March 22, 2013


Bruce McDonald, 2008

          Grant Mazzy (Stephen McHattie) is a lifer alcohol-fueled disc-jockey who drags himself into a snow-covered dreary studio to do his night shift - expecting it to be a very typical broadcast. He soon realizes the impending blizzard has also brought something else with it, a mysterious virus that has an immediate sweeping effect on the small town of Pontypool. Soon enough it makes its way to the Studio where he is left with limited resources, company, and the facts on what is causing it. His two producers, Sydney Briar (Lisa Houle) and Laurel-Ann Drummond (Georgina Reilly) look to him for guidance, and he is left to rely on his experience and quick-wit.

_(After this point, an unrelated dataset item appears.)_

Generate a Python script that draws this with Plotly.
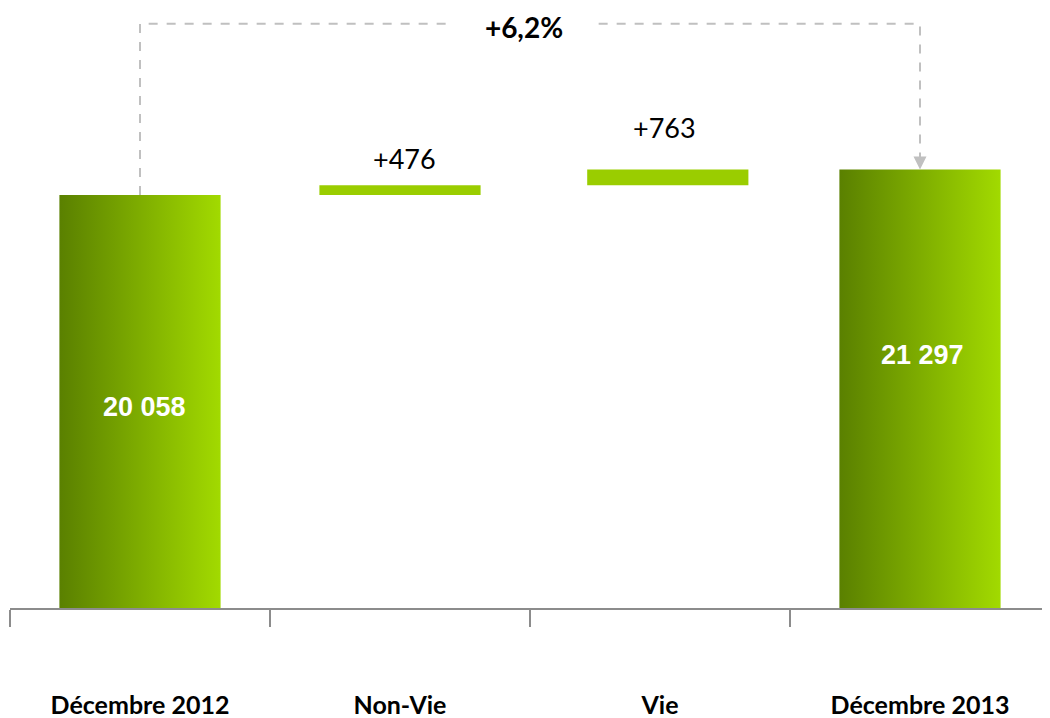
import plotly.graph_objects as go

categories = ["Décembre 2012", "Non-Vie", "Vie", "Décembre 2013"]
start_value = 20058
deltas = [476, 763]
end_value = 21297
delta_labels = ["+476", "+763"]
total_labels = ["20 058", "21 297"]
pct_label = "+6,2%"

W = 0.62
YMAX = 29050
GREY = "#c0c0c0"
label_yshift = [8, 24]
bar_offsets = [-W / 2, -W / 2 + 0.03]

fig = go.Figure()

# total bars with horizontal gradient
for idx, val in [(0, start_value), (3, end_value)]:
    fig.add_trace(go.Scatter(
        x=[idx - W/2, idx + W/2, idx + W/2, idx - W/2, idx - W/2],
        y=[0, 0, val, val, 0],
        mode="lines", line=dict(width=0), fill="toself",
        fillgradient=dict(type="horizontal",
                          colorscale=[[0, "#5a8000"], [1, "#a2da00"]]),
        hoverinfo="skip", showlegend=False))

# increments
bases = [start_value, start_value + deltas[0]]
fig.add_trace(go.Bar(x=[1, 2], y=deltas, base=bases, width=W, offset=bar_offsets,
                     marker=dict(color="#9acd00", line=dict(width=0)),
                     showlegend=False))

ytop = 0.977 * YMAX
fig.add_shape(type="path",
              path=f"M 0,{start_value} L 0,{ytop} L 3,{ytop} L 3,{end_value}",
              line=dict(color=GREY, width=2, dash="dash"), layer="below")
fig.add_annotation(x=3, y=end_value, ax=0, ay=-18, showarrow=True,
                   arrowhead=2, arrowsize=1.3, arrowwidth=2, arrowcolor=GREY,
                   text="")
fig.add_annotation(x=1.5, y=ytop, text=f"<b>{pct_label}</b>", showarrow=False,
                   font=dict(family="Lato", size=28, color="black"),
                   bgcolor="white", borderpad=2, xshift=-6, yshift=-3,
                   width=140)

for i, (b, d, t) in enumerate(zip(bases, deltas, delta_labels)):
    fig.add_annotation(x=i + 1, y=b + d, text=t, showarrow=False,
                       yanchor="bottom", yshift=label_yshift[i], xshift=4,
                       font=dict(family="Lato", size=27, color="black"))

fig.add_annotation(x=0, y=start_value * 0.487, text=f"<b>{total_labels[0]}</b>",
                   showarrow=False, xshift=4,
                   font=dict(family="Liberation Sans", size=27, color="white"))
fig.add_annotation(x=3, y=end_value * 0.577, text=f"<b>{total_labels[1]}</b>",
                   showarrow=False, xshift=2,
                   font=dict(family="Liberation Sans", size=27, color="white"))

fig.update_layout(
    width=1042, height=710,
    margin=dict(l=2, r=0, t=2, b=110),
    plot_bgcolor="white", paper_bgcolor="white",
    xaxis=dict(range=[-0.5, 3.5], tickvals=[0, 1, 2, 3],
               ticktext=[f"<b>{c}</b>" for c in categories],
               ticks="", showgrid=False, zeroline=False, automargin=False,
               showline=True, linecolor="#8c8c8c", linewidth=2,
               ticklabelstandoff=74,
               tickfont=dict(family="Lato", size=25, color="black"),
               minor=dict(tick0=-0.5, dtick=1, ticks="outside", ticklen=17,
                          tickwidth=2, tickcolor="#8c8c8c", showgrid=False)),
    yaxis=dict(range=[0, YMAX], visible=False, automargin=False),
)

fig.write_html("out.html")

          This film is rather refreshing given the already over-saturated pool of zombie films. It's a twist on the genre that I have not seen before, and was quite surprised and impressed when it revealed itself. I really liked the bleak colors used and the look of the aged studio with its paint-peeling walls and long neglected decor. McHattie and Houle really stood out in their roles. The filmmaker really played with audio which seems to be a less-traveled road where zombie film-makers tend to rely more on heavily stylized gore. There is a scene in the first act where Grant Mazzy pulls over on the side of the road after he drops his cell phone on the passenger-side floor. A woman who he believes is his daughter knocks on his door and he immediately realizes is a hallucination. As she disappears there is an ambient, repetitive voice that echoes for about 10 seconds or so. The subtlety of that moment haunted me and stuck with me more than any other single moment in the film. McDonald was able to hold onto that technique though, and it continued to play out through the rest of the film in slightly varied incarnations.
          You serve as Grant Mazzy's invisible companion over the course of the night. Grant Mazzy is lonesome yet approachable. He seems heart-torn but remains a curious intellectual. You later end up dealing with the same level of uncertainty as he is, where the frantic speculators make phone calls to the studio which ultimately turns into actual physical bodies OUTSIDE the studio doors. You need to feel comfortable with Grant Mazzy because he's all you got. And it's not so bad.